┏━━

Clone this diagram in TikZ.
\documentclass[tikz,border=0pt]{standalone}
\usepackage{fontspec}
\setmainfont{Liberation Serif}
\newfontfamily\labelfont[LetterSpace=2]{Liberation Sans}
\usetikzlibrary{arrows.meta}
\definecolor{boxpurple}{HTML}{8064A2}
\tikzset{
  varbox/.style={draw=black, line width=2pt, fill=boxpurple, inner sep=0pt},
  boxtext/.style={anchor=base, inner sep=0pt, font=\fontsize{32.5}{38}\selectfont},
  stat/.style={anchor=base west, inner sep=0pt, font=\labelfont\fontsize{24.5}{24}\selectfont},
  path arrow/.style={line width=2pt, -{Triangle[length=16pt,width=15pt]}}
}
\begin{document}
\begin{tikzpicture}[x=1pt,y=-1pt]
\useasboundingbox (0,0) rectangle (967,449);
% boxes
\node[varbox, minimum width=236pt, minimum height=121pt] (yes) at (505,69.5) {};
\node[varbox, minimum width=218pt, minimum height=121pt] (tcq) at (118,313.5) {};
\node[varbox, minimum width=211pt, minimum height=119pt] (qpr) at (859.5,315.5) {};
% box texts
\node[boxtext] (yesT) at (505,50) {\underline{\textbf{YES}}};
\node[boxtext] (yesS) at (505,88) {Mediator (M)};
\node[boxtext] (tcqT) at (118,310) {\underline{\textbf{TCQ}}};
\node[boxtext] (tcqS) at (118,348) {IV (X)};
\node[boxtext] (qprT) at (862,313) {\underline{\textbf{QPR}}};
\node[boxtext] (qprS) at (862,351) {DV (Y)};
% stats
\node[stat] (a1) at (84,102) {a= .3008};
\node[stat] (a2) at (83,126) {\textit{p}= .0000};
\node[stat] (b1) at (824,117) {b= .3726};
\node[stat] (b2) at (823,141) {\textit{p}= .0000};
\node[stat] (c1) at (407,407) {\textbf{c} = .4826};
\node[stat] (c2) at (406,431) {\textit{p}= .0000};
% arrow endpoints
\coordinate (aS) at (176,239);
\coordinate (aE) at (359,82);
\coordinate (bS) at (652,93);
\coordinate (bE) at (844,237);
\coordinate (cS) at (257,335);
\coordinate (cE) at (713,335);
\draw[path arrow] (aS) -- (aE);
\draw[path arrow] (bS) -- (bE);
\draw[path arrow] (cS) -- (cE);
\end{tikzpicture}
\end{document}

┗━━
┏━━

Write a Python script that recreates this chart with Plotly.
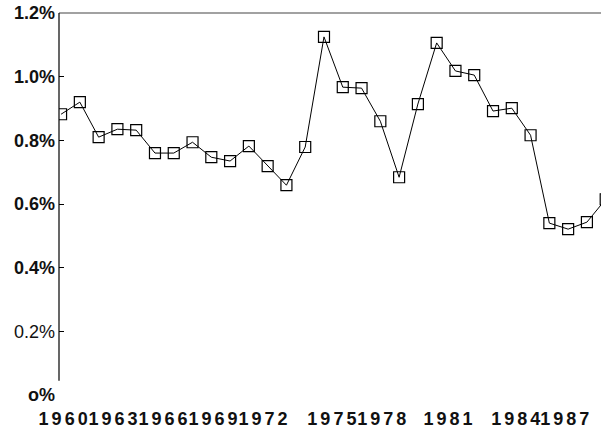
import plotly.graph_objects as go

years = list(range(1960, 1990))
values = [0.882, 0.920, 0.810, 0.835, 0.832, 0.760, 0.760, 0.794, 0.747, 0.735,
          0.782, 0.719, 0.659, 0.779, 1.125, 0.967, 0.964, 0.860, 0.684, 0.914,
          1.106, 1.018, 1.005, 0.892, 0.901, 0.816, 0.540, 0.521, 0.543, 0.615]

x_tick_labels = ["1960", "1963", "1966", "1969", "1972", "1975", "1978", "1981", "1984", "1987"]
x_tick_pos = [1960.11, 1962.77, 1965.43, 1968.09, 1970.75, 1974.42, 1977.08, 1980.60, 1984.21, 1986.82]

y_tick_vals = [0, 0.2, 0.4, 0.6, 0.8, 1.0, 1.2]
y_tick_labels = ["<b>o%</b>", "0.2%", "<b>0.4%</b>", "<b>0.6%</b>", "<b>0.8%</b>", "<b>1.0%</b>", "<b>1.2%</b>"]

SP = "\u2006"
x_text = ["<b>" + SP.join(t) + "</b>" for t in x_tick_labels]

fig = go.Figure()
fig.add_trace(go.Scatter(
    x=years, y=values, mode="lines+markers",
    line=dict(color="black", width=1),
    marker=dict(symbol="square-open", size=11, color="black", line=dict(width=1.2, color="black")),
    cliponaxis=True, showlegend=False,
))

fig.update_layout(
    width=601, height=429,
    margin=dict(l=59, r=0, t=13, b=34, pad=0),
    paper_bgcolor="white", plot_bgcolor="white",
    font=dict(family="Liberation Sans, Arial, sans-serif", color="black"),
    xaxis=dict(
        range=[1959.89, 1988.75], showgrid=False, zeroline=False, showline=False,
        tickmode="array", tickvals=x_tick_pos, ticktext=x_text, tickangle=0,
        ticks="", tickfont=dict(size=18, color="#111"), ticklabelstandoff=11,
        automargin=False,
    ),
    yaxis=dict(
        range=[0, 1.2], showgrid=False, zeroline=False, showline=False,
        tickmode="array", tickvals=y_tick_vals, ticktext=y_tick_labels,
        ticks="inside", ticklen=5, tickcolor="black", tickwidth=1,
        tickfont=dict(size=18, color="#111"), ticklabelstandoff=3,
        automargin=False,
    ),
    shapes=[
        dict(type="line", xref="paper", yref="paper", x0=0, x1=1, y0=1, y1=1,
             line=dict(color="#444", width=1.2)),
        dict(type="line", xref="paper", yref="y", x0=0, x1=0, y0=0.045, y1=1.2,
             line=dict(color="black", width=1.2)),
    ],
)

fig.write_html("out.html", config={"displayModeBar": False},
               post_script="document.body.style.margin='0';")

┗━━

Set down nothing but the lines from the one holding "Write a Python" through the one holding "t in x_tick_labels]", both included, exactly as they appear; any picture is left out.

Full solution:
Write a Python script that recreates this chart with Plotly.
import plotly.graph_objects as go

years = list(range(1960, 1990))
values = [0.882, 0.920, 0.810, 0.835, 0.832, 0.760, 0.760, 0.794, 0.747, 0.735,
          0.782, 0.719, 0.659, 0.779, 1.125, 0.967, 0.964, 0.860, 0.684, 0.914,
          1.106, 1.018, 1.005, 0.892, 0.901, 0.816, 0.540, 0.521, 0.543, 0.615]

x_tick_labels = ["1960", "1963", "1966", "1969", "1972", "1975", "1978", "1981", "1984", "1987"]
x_tick_pos = [1960.11, 1962.77, 1965.43, 1968.09, 1970.75, 1974.42, 1977.08, 1980.60, 1984.21, 1986.82]

y_tick_vals = [0, 0.2, 0.4, 0.6, 0.8, 1.0, 1.2]
y_tick_labels = ["<b>o%</b>", "0.2%", "<b>0.4%</b>", "<b>0.6%</b>", "<b>0.8%</b>", "<b>1.0%</b>", "<b>1.2%</b>"]

SP = "\u2006"
x_text = ["<b>" + SP.join(t) + "</b>" for t in x_tick_labels]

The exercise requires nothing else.